GORMANDALE legend Shaun Barbour will have to wait until the new year to celebrate his 200th game for the Tigers after extreme temperatures forced the cancellation of his milestone match on Saturday.

The club skipper was celebrated nevertheless over the weekend when he was inducted as a club life member at just 28 years of age.

Lauded in a speech by one of his Gormandale mentors in former teammate Grantley Switzer to commemorate the occasion, Barbour will soon join his father Shane as a member of the 200 club at the Tigers when the league resumes on 9 January.

The reigning Len Cox medallist has already cemented his legacy as one of the premier players in the competition’s history with a staggering 251 wickets at an average of 12.5 from 103 A grade appearances.

His track record is matched only by his loyalty; Barbour has been a one club player since he first kitted up for his father’s team Gormandale, 20 years ago in the under 12s, barring a short stint at Ex Students when the Tigers failed to field a junior side.

Dad Shane was a late bloomer, beginning his career aged 28 before racking up in excess of 200 matches, a milestone son Shaun has already reached by the same age.

“I’m really proud (to reach 200), there’s not many people who have done it. To be one of those now… it means a lot to follow in dad’s footsteps and be in the same category as lots of other champion players,” Barbour said.

One thing the two men have in common is their swing bowling proficiency, with Barbour junior in particular an outstanding exponent of the right arm variety.

Bowling in tandem with Adam Brady for much of his senior career, Barbour has netted supreme individual and team success.

He’s played in four A grade premierships, was man of the match in a losing grand final against Churchill, and has been named TDCA, GCL and Country Week player of the year.

The Gormandale star attributed his achievements to the club culture at his beloved Tigers and influential teammates such as Grantley and Travis Switzer.

“I’ve been lucky enough to have lots of people influence me through juniors and seniors (so my success probably comes from) learning off those players I’ve had around me for so long, copying what they do and listening to their ideas and adding that to all the stuff I know,” Barbour said.

“Grantley and Travis they both helped me and guided me when I was coming up into A grade in the early days.

“Adam Brady I’ve been lucky enough to have him bowling at the other end for most of my A grade career, so he’s been a partner as well I suppose, he’s been a great help and a great influence.”

Barbour was elevated into the A grade lineup during a period of prolonged success, but when he assumed the captaincy last season he was thrown in the deep end.

In the wake of departing veteran players and several talented recruits, Gormandale finished outside the finals for the first time in a decade.

After weathering a tough baptism, Barbour has helped turn things around as skipper, leading the Tigers back to the top of the table this season by the Christmas break.

“It has changed for me (with the captaincy), making sure I lead from the front really is the way I go about it.

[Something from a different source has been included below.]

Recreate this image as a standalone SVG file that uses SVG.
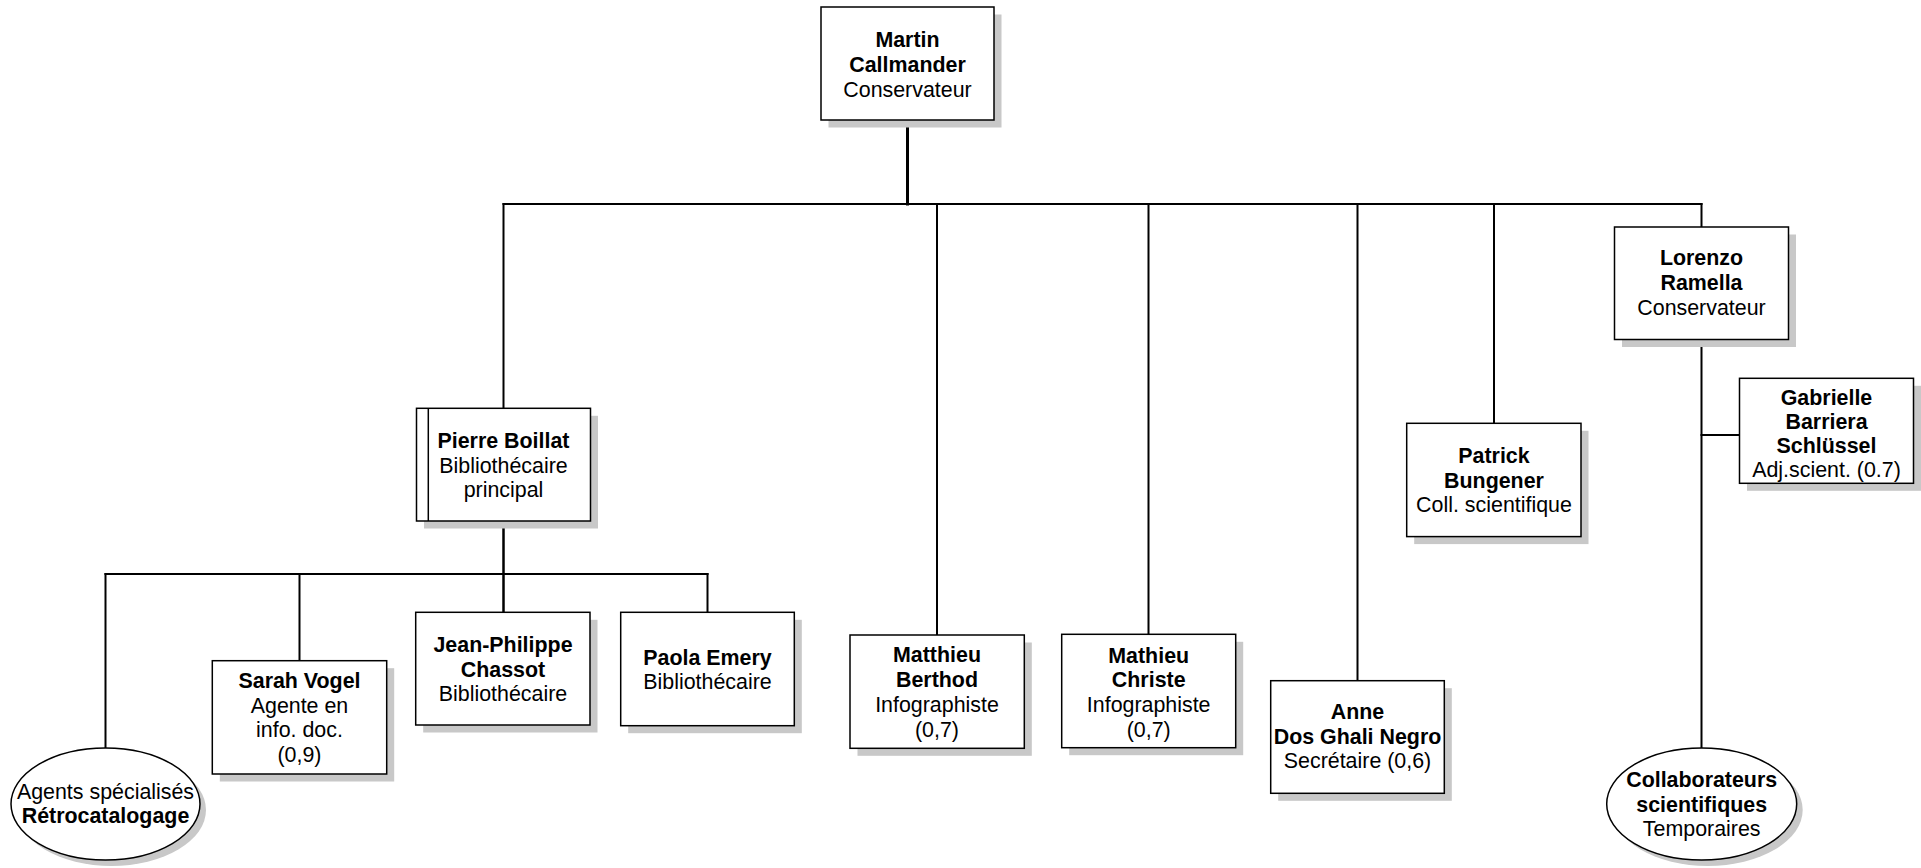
<svg xmlns="http://www.w3.org/2000/svg" width="1921" height="868" viewBox="0 0 1921 868">
<style>
  .box { fill: #ffffff; stroke: #000000; stroke-width: 1.5; }
  .shadow { fill: #c8c8c8; stroke: none; }
  .conn { fill: none; stroke: #000000; stroke-width: 2; stroke-linecap: square; }
  text { font-family: "Liberation Sans", Arial, sans-serif; font-size: 21.4px; fill: #000000; text-anchor: middle; }
  .b { font-weight: bold; }
</style>
<rect x="0" y="0" width="1921" height="868" fill="#ffffff"/>

<g id="connectors">
  <line class="conn" x1="907.5" y1="120" x2="907.5" y2="204" style="stroke-width:3"/>
  <line class="conn" x1="503.5" y1="204" x2="1701.5" y2="204"/>
  <line class="conn" x1="503.5" y1="204" x2="503.5" y2="408"/>
  <line class="conn" x1="937" y1="204" x2="937" y2="635"/>
  <line class="conn" x1="1148.5" y1="204" x2="1148.5" y2="634"/>
  <line class="conn" x1="1357.5" y1="204" x2="1357.5" y2="681"/>
  <line class="conn" x1="1494" y1="204" x2="1494" y2="423"/>
  <line class="conn" x1="1701.5" y1="204" x2="1701.5" y2="227"/>
  <line class="conn" x1="1701.5" y1="339.5" x2="1701.5" y2="748"/>
  <line class="conn" x1="1701.5" y1="435" x2="1739.5" y2="435"/>
  <line class="conn" x1="503.5" y1="521" x2="503.5" y2="612" style="stroke-width:2.5"/>
  <line class="conn" x1="105.5" y1="574" x2="707.5" y2="574"/>
  <line class="conn" x1="105.5" y1="574" x2="105.5" y2="748"/>
  <line class="conn" x1="299.5" y1="574" x2="299.5" y2="660.5"/>
  <line class="conn" x1="707.5" y1="574" x2="707.5" y2="612"/>
</g>

<g id="martin">
  <rect class="shadow" x="828.5" y="14.5" width="173" height="113"/>
  <rect class="box" x="821" y="7" width="173" height="113"/>
  <text x="907.5" y="46.7" class="b">Martin</text>
  <text x="907.5" y="71.7" class="b">Callmander</text>
  <text x="907.5" y="96.7">Conservateur</text>
</g>

<g id="pierre">
  <rect class="shadow" x="424" y="415.8" width="174" height="112.7"/>
  <rect class="box" x="416.5" y="408.3" width="174" height="112.7"/>
  <line x1="428.3" y1="408.3" x2="428.3" y2="521" stroke="#000" stroke-width="1.5"/>
  <text x="503.5" y="448.3" class="b">Pierre Boillat</text>
  <text x="503.5" y="472.7">Bibliothécaire</text>
  <text x="503.5" y="496.5">principal</text>
</g>

<g id="agents">
  <ellipse class="shadow" cx="111.5" cy="810" rx="94.5" ry="56"/>
  <ellipse class="box" cx="105.5" cy="804" rx="94.5" ry="56"/>
  <text x="105.5" y="799">Agents spécialisés</text>
  <text x="105.5" y="823.3" class="b">Rétrocatalogage</text>
</g>

<g id="sarah">
  <rect class="shadow" x="219.8" y="668.2" width="174.4" height="113.3"/>
  <rect class="box" x="212.3" y="660.7" width="174.4" height="113.3"/>
  <text x="299.5" y="688.3" class="b">Sarah Vogel</text>
  <text x="299.5" y="713">Agente en</text>
  <text x="299.5" y="737.3">info. doc.</text>
  <text x="299.5" y="761.7">(0,9)</text>
</g>

<g id="jean-philippe">
  <rect class="shadow" x="423.2" y="619.8" width="174.3" height="112.7"/>
  <rect class="box" x="415.7" y="612.3" width="174.3" height="112.7"/>
  <text x="503" y="651.7" class="b">Jean-Philippe</text>
  <text x="503" y="676.5" class="b">Chassot</text>
  <text x="503" y="700.7">Bibliothécaire</text>
</g>

<g id="paola">
  <rect class="shadow" x="628.2" y="619.8" width="173.6" height="113.4"/>
  <rect class="box" x="620.7" y="612.3" width="173.6" height="113.4"/>
  <text x="707.5" y="665" class="b">Paola Emery</text>
  <text x="707.5" y="689.3">Bibliothécaire</text>
</g>

<g id="berthod">
  <rect class="shadow" x="857.5" y="642.5" width="174.3" height="113.3"/>
  <rect class="box" x="850" y="635" width="174.3" height="113.3"/>
  <text x="937" y="662.3" class="b">Matthieu</text>
  <text x="937" y="687.3" class="b">Berthod</text>
  <text x="937" y="711.7">Infographiste</text>
  <text x="937" y="736.5">(0,7)</text>
</g>

<g id="christe">
  <rect class="shadow" x="1069.2" y="641.8" width="174" height="113.4"/>
  <rect class="box" x="1061.7" y="634.3" width="174" height="113.4"/>
  <text x="1148.7" y="662.7" class="b">Mathieu</text>
  <text x="1148.7" y="687.3" class="b">Christe</text>
  <text x="1148.7" y="711.7">Infographiste</text>
  <text x="1148.7" y="736.5">(0,7)</text>
</g>

<g id="anne">
  <rect class="shadow" x="1278.2" y="688.2" width="173.6" height="112.6"/>
  <rect class="box" x="1270.7" y="680.7" width="173.6" height="112.6"/>
  <text x="1357.5" y="719.3" class="b">Anne</text>
  <text x="1357.5" y="744.3" class="b">Dos Ghali Negro</text>
  <text x="1357.5" y="768.3">Secrétaire (0,6)</text>
</g>

<g id="patrick">
  <rect class="shadow" x="1414.2" y="430.8" width="174.3" height="113.3"/>
  <rect class="box" x="1406.7" y="423.3" width="174.3" height="113.3"/>
  <text x="1494" y="462.7" class="b">Patrick</text>
  <text x="1494" y="487.5" class="b">Bungener</text>
  <text x="1494" y="511.7">Coll. scientifique</text>
</g>

<g id="lorenzo">
  <rect class="shadow" x="1622" y="234.5" width="174" height="112.5"/>
  <rect class="box" x="1614.5" y="227" width="174" height="112.5"/>
  <text x="1701.5" y="265" class="b">Lorenzo</text>
  <text x="1701.5" y="290" class="b">Ramella</text>
  <text x="1701.5" y="315">Conservateur</text>
</g>

<g id="gabrielle">
  <rect class="shadow" x="1747" y="385.8" width="174" height="105"/>
  <rect class="box" x="1739.5" y="378.3" width="174" height="105"/>
  <text x="1826.5" y="405" class="b">Gabrielle</text>
  <text x="1826.5" y="429.3" class="b">Barriera</text>
  <text x="1826.5" y="453.3" class="b">Schlüssel</text>
  <text x="1826.5" y="476.7">Adj.scient. (0.7)</text>
</g>

<g id="collaborateurs">
  <ellipse class="shadow" cx="1707.7" cy="810" rx="95" ry="56"/>
  <ellipse class="box" cx="1701.7" cy="804" rx="95" ry="56"/>
  <text x="1701.7" y="786.7" class="b">Collaborateurs</text>
  <text x="1701.7" y="811.5" class="b">scientifiques</text>
  <text x="1701.7" y="836">Temporaires</text>
</g>
</svg>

Hopefully if I’m playing my role and I can get others to play their role it goes a long way to winning games and being successful,” he said.

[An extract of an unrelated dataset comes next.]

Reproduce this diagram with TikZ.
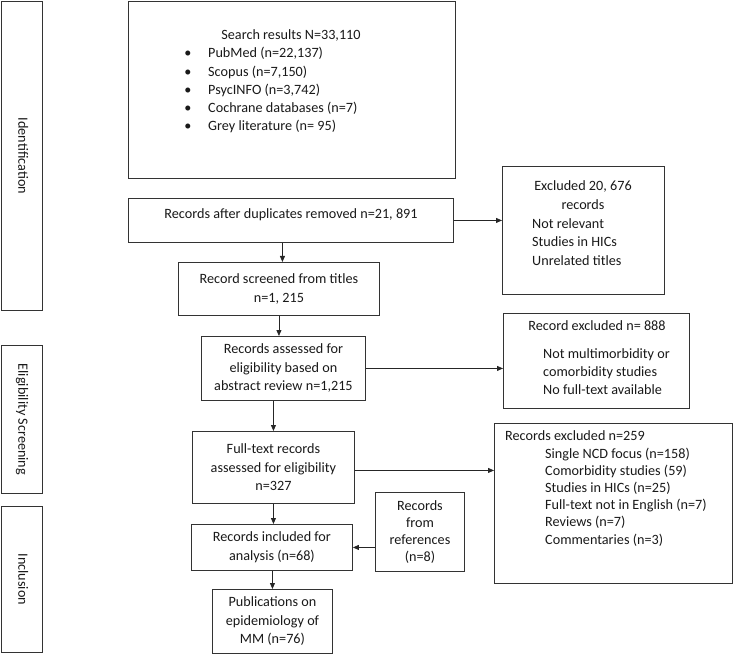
\documentclass[tikz,border=0pt]{standalone}
\usepackage{fontspec}
\setmainfont{Carlito}
\usetikzlibrary{arrows.meta}
\begin{document}
\begin{tikzpicture}[x=1pt,y=-1pt,
  box/.style={draw=black!80, line width=0.9pt, inner sep=0pt, anchor=north west,
    font=\fontsize{14.2}{18.5}\selectfont, align=center, text=black!90},
  ln/.style={inner sep=0pt, font=\fontsize{14.2}{18.5}\selectfont, text height=10.5pt, text depth=3.3pt, text=black!90},
  arr/.style={draw=black!85, line width=0.8pt, -{Triangle[length=6pt,width=5pt]}}]
\useasboundingbox (0,0) rectangle (734,655);
% side labels
\node[box, minimum width=41pt, minimum height=309pt] (ident) at (1,1) {};
\node[box, minimum width=41pt, minimum height=148pt] (elig) at (1,345) {};
\node[box, minimum width=41pt, minimum height=146pt] (inclu) at (1,506) {};
\node[ln, rotate=-90] (identt) at (ident.center) {Identification};
\node[ln, rotate=-90] (eligt) at (elig.center) {Eligibility Screening};
\node[ln, rotate=-90] (inclut) at (inclu.center) {Inclusion};
% search
\node[box, minimum width=327pt, minimum height=177pt] (search) at (128,1) {};
\node[ln] (head) at (291,36) {Search results N=33,110};
\foreach \i/\y/\t in {1/54/PubMed (n=22{,}137), 2/73/Scopus (n=7{,}150), 3/91/PsycINFO (n=3{,}742), 4/109/Cochrane databases (n=7), 5/127/Grey literature (n= 95)} {
  \node[ln] (b\i) at (188,\y) {\textbullet};
  \node[ln, anchor=west] (s\i) at (208,\y) {\t};
}
% duplicates
\node[box, minimum width=325pt, minimum height=44pt] (dup) at (128,198) {};
\node[ln] (dupt) at (291,215) {Records after duplicates removed n=21, 891};
% excluded 1
\node[box, minimum width=162pt, minimum height=128pt] (excla) at (502,166) {};
\node[ln] (ea1) at (583,187) {Excluded 20, 676};
\node[ln] (ea2) at (583,206) {records};
\node[ln, anchor=west] (ea3) at (532,225) {Not relevant};
\node[ln, anchor=west] (ea4) at (532,243) {Studies in HICs};
\node[ln, anchor=west] (ea5) at (532,262) {Unrelated titles};
% screened
\node[box, minimum width=201pt, minimum height=53pt] (screen) at (178,262) {Record screened from titles\\n=1, 215};
% assessed
\node[box, minimum width=164pt, minimum height=64pt] (assess) at (201,336) {Records assessed for\\eligibility based on\\abstract review n=1,215};
% excluded 2
\node[box, minimum width=186pt, minimum height=95pt] (exclb) at (503,313) {};
\node[ln] (eb1) at (597,327) {Record excluded n= 888};
\node[ln, anchor=west] (eb2) at (543,355) {Not multimorbidity or};
\node[ln, anchor=west] (eb3) at (543,373) {comorbidity studies};
\node[ln, anchor=west] (eb4) at (543,391) {No full-text available};
% full text
\node[box, minimum width=162pt, minimum height=72pt] (full) at (192,431) {Full-text records\\assessed for eligibility\\n=327};
% excluded 3
\node[box, minimum width=238pt, minimum height=160pt] (exclc) at (494,423) {};
\node[ln, anchor=west] (ec0) at (505,437) {Records excluded n=259};
\foreach \i/\y/\t in {1/455/Single NCD focus (n=158), 2/472/Comorbidity studies (59), 3/489/Studies in HICs (n=25), 4/506/Full-text not in English (n=7), 5/523/Reviews (n=7), 6/541/Commentaries (n=3)} {
  \node[ln, anchor=west] (ec\i) at (545,\y) {\t};
}
% included
\node[box, minimum width=161pt, minimum height=46pt] (incl) at (191,524) {Records included for\\analysis (n=68)};
% references
\node[box, minimum width=89pt, minimum height=79pt, font=\fontsize{14.2}{17}\selectfont] (refs) at (375,492) {Records\\from\\references\\(n=8)};
% publications
\node[box, minimum width=120pt, minimum height=64pt] (pub) at (212,589) {Publications on\\epidemiology of\\MM (n=76)};
% arrows
\draw[arr] (dup.east) -- (dup.east -| excla.west);
\draw[arr] ([xshift=3.5pt]screen.north |- dup.south) -- ([xshift=3.5pt]screen.north);
\draw[arr] (screen.south) -- (screen.south |- assess.north);
\draw[arr] (assess.east) -- (assess.east -| exclb.west);
\draw[arr] (full.north |- assess.south) -- (full.north);
\draw[arr] ([yshift=-3pt]full.east) -- ([yshift=-3pt]full.east -| exclc.west);
\draw[arr] (full.south) -- (full.south |- incl.north);
\draw[arr] (incl.east -| refs.west) -- (incl.east);
\draw[arr] (pub.north |- incl.south) -- (pub.north);
\end{tikzpicture}
\end{document}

As a bowling captain he has been forced to rein himself in, admitting he’s tempted to bowl half the overs himself, but is learning to put a leash on his ambition with the ball.

“It can be a bit difficult… just knowing when to build pressure, when to get other guys on and take wickets, it’s a balancing act,” Barbour said.

While on-field success is returning under Barbour’s leadership, the club captain was adamant the Tigers’ ongoing strength was due to those behind the scenes.

“All the hard work that the people have been putting in for years, the stalwarts around the club who do so much without getting paid, they’re the ones that have made it all possible,” he said.

With game 200 on the horizon against Glengarry on 9 January, the self-confessed “cricket tragic” reckons that number could go a lot higher in years to come.